An international leader in research into children’s nutrition, health, and obesity prevention, Economos is one of 100 new members, including 90 from the U.S. and 10 international members. 

The NAM was founded to advance science, inform policy, and catalyze action with the goal of optimal health for everyone. Among the NAM’s 2,500 members are some of the nation’s foremost scholars, innovators, and business leaders who are committed to scientific excellence and public service. The academy works alongside the National Academy of Sciences and National Academy of Engineering to provide independent, objective analysis and advice to the nation and conduct other activities to solve complex problems and inform public policy decisions.

In their announcement, the academy called Economos a “renowned nutrition scholar and leader in the design and implementation of multidimensional childhood obesity prevention approaches and use of systems science tools to achieve whole-of-community effectiveness.” They also said her “pioneering research has particular relevance to interventions with ethnically and socio-economically diverse populations in urban and rural communities and schools.”

Economos has been a significant contributor to the Tufts community since earning her Ph.D. in nutritional biochemistry from the Friedman School in 1996. She has been faculty at the Friedman School since 1998 and the Tufts University School of Medicine since 2002. She became the endowed New Balance Chair in Childhood Nutrition in 2007. In 2022, she was appointed the interim dean of the Friedman School, the only graduate school of nutrition in the United States, and was installed as the permanent dean a year later.

Economos is the co-founder and former director of ChildObesity180, an organization that brings together leaders from nutrition and public health research and practice with business, government, and nonprofit leaders to generate urgency and find solutions to the childhood obesity epidemic. 

In 2022, she was awarded a $6.6 million grant from the National Institutes of Health (NIH) as a co-principal investigator to develop and test a multi-level, community-engaged intervention to build a sustainable food economy with food-is-medicine programs to improve outcomes related to obesity and diabetes in the Mississippi Delta. Collaborators include Tougaloo College, the Ruben V. Anderson Center for Justice, the Center for Science in the Public Interest, the Delta Health Center, and 10 local farms. Delta GREENS (Growing a Resilient, Enriching, Equitable, Nourishing food System) focuses on three Mississippi counties where nearly one third of the population lives at or below the poverty level, and rates of obesity and diabetes are nearly double those of the national average.

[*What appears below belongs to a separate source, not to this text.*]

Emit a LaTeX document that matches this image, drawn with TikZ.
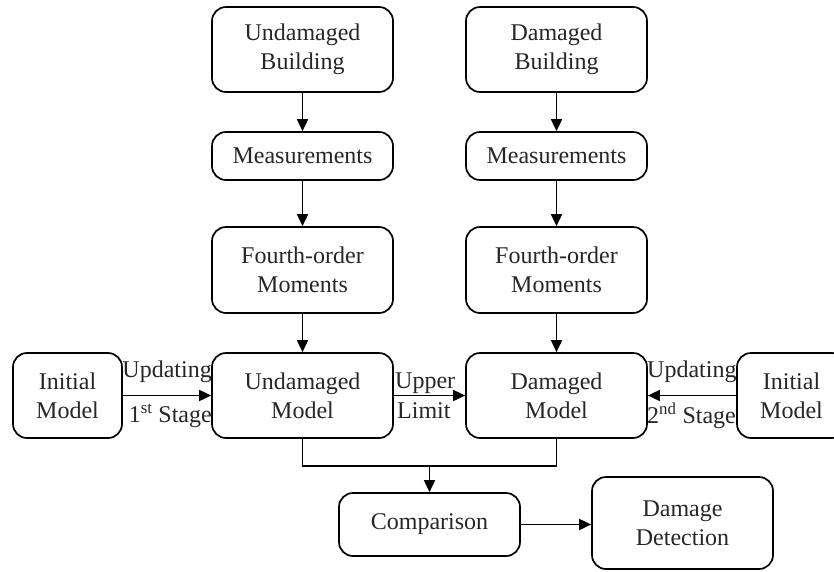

A prolific researcher and principal investigator of large-scale research studies, Economos has authored 230 scientific publications. She’s involved in national obesity and public health activities and has served on four Institute of Medicine committees including her recent six-year role as vice chair of the Roundtable on Obesity Solutions, the Committee on an Evidence Framework for Obesity Prevention Decision-Making, the Standing Committee on Childhood Obesity Prevention, and the 2012 Accelerating Progress in Obesity Prevention study, which was strategically linked to the HBO documentary series, Weight of the Nation. In addition, she served on the American Heart Association’s Council on Lifestyle and Cardiometabolic Health and committees within the American Society of Nutrition and the Obesity Society. 

“National Academy of Medicine President Victor Dzau has characterized the academy as ‘moving proactively to catalyze collective action among the diverse stakeholders who hold the levers for change.’ Throughout her career, Chris Economos has been an exemplar of that catalytic practice, co-creating research and delivering outcomes alongside the communities she strives to impact,” said Caroline Genco, provost and senior vice president. “Tufts is deeply proud that the National Academy has recognized her deep commitment to evidence-based innovations in pursuit of better health outcomes for people all around the world.”